- _Exercise_
Select and reproduce each line of the listing below that bears the string "chart".

+++ Exercise materials +++

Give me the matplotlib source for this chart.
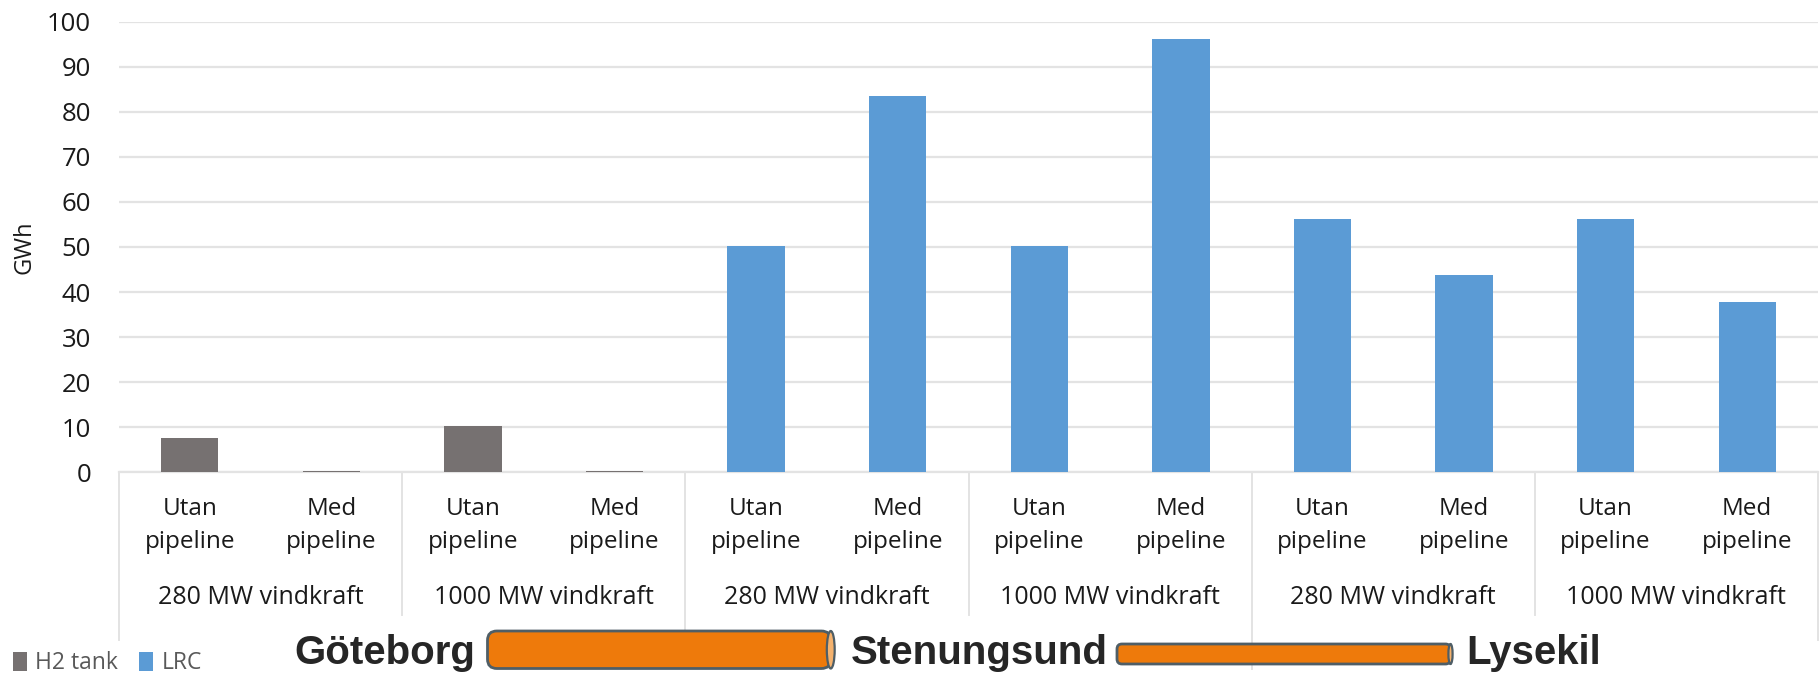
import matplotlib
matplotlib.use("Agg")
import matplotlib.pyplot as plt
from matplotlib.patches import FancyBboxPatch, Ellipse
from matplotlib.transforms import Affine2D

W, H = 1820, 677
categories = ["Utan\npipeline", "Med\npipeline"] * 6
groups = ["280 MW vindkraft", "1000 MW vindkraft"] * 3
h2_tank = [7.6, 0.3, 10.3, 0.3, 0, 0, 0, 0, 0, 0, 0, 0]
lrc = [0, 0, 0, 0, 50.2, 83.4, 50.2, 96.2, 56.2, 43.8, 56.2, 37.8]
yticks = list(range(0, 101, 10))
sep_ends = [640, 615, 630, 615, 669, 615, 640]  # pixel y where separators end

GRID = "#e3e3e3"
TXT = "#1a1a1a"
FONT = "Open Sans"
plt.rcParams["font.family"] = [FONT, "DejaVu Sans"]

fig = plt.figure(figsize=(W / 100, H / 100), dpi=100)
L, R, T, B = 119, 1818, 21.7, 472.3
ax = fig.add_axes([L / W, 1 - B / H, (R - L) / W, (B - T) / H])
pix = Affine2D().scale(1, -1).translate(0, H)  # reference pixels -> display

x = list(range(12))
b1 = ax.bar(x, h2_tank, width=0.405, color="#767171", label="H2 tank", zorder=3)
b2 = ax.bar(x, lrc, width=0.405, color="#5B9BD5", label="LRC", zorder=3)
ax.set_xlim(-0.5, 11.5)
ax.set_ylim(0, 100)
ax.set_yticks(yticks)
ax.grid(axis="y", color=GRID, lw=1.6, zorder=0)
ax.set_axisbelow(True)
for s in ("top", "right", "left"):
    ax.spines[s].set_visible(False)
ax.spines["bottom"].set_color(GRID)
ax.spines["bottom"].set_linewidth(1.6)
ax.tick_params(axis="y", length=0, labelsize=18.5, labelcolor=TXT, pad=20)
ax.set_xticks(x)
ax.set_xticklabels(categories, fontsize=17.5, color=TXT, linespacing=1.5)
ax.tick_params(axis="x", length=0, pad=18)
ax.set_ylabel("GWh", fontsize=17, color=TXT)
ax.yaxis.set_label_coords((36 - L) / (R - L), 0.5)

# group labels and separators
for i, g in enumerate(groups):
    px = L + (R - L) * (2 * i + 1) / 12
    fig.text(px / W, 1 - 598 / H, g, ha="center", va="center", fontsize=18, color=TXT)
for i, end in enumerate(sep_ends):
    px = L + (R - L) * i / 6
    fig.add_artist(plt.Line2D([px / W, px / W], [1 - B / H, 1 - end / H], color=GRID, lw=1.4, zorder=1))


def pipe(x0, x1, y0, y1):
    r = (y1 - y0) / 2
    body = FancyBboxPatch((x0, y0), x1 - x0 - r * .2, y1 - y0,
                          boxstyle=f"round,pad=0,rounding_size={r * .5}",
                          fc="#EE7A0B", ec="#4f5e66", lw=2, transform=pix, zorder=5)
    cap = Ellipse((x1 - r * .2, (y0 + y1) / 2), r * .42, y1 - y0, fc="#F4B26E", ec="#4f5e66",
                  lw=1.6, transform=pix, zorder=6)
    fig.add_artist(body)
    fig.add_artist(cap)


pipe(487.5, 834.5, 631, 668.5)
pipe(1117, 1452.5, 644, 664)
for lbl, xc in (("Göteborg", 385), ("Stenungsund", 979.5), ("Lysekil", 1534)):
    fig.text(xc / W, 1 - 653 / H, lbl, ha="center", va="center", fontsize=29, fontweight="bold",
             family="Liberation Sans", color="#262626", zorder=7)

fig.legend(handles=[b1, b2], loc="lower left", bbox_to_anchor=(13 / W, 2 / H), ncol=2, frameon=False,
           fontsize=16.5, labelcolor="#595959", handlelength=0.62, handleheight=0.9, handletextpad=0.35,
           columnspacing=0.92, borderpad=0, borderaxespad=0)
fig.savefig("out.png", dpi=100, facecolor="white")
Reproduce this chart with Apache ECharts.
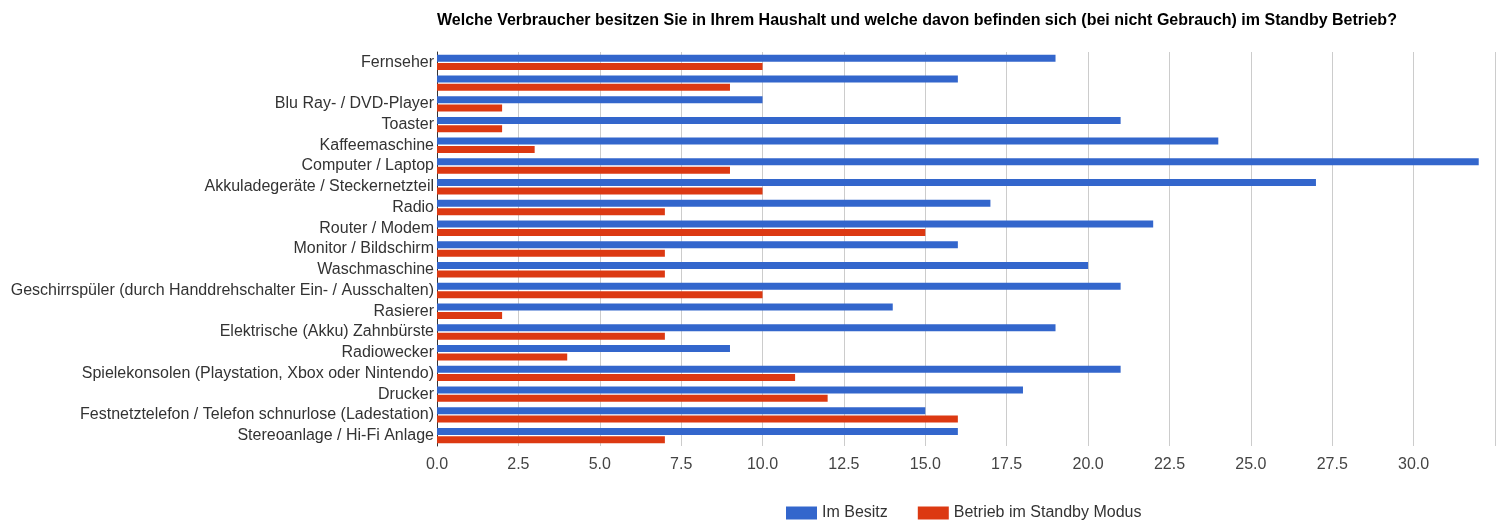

+++

- _Finished task_
Give me the matplotlib source for this chart.
Reproduce this chart with Apache ECharts.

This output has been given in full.